● **Task goal**
Find each line with the word "this" in it, then give the total alone.

● **Data shown**
--- --- ---
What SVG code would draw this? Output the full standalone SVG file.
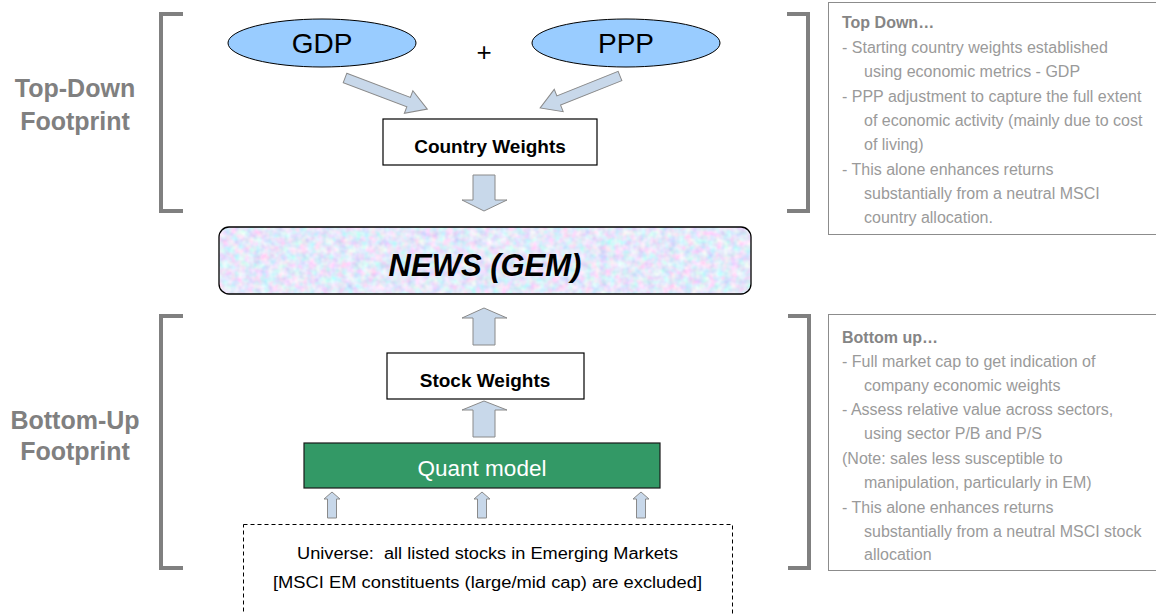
--- --- ---
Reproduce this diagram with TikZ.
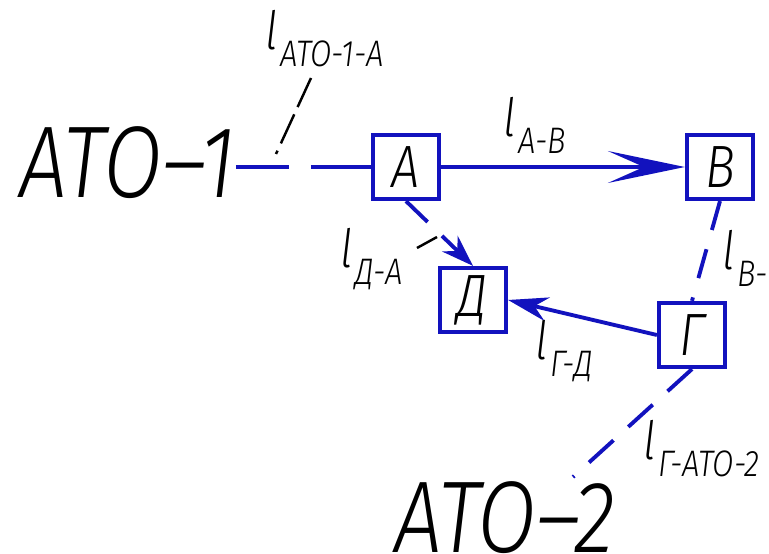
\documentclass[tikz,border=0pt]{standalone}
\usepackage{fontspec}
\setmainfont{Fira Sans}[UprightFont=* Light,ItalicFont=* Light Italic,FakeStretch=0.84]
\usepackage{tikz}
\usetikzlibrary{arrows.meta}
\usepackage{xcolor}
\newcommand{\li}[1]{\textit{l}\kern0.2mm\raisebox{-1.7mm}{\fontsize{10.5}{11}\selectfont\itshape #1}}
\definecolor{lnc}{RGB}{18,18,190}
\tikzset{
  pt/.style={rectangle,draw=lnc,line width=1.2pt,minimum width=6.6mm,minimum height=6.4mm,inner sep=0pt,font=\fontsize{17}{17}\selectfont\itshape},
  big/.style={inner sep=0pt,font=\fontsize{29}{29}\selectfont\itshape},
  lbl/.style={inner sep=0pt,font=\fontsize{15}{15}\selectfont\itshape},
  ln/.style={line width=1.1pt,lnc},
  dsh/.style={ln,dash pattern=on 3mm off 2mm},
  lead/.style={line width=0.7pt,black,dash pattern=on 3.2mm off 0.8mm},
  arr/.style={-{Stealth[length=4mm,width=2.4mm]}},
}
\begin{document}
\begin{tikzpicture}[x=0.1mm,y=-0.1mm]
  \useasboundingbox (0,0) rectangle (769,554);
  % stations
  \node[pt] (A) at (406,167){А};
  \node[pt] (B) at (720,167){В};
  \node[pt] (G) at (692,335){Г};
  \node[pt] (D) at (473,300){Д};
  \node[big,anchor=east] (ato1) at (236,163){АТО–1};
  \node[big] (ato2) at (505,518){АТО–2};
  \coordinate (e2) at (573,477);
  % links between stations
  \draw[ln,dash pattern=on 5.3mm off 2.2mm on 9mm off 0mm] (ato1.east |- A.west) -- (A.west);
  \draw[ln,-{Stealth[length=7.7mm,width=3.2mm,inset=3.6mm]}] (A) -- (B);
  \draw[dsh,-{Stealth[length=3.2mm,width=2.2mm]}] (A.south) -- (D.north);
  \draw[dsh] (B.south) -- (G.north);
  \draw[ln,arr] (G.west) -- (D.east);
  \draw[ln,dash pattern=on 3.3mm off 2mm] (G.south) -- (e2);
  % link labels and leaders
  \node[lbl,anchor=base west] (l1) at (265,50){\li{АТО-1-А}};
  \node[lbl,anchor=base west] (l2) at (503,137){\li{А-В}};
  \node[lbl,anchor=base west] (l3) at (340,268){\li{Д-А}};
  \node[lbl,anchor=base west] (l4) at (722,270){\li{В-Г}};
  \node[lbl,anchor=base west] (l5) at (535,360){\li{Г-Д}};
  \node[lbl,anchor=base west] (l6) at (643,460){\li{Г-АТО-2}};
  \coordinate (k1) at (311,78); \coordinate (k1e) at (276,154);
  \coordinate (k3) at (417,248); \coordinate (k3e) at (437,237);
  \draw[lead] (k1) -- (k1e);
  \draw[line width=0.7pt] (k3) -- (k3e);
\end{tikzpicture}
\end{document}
--- --- ---
● **Solution to the problem**
2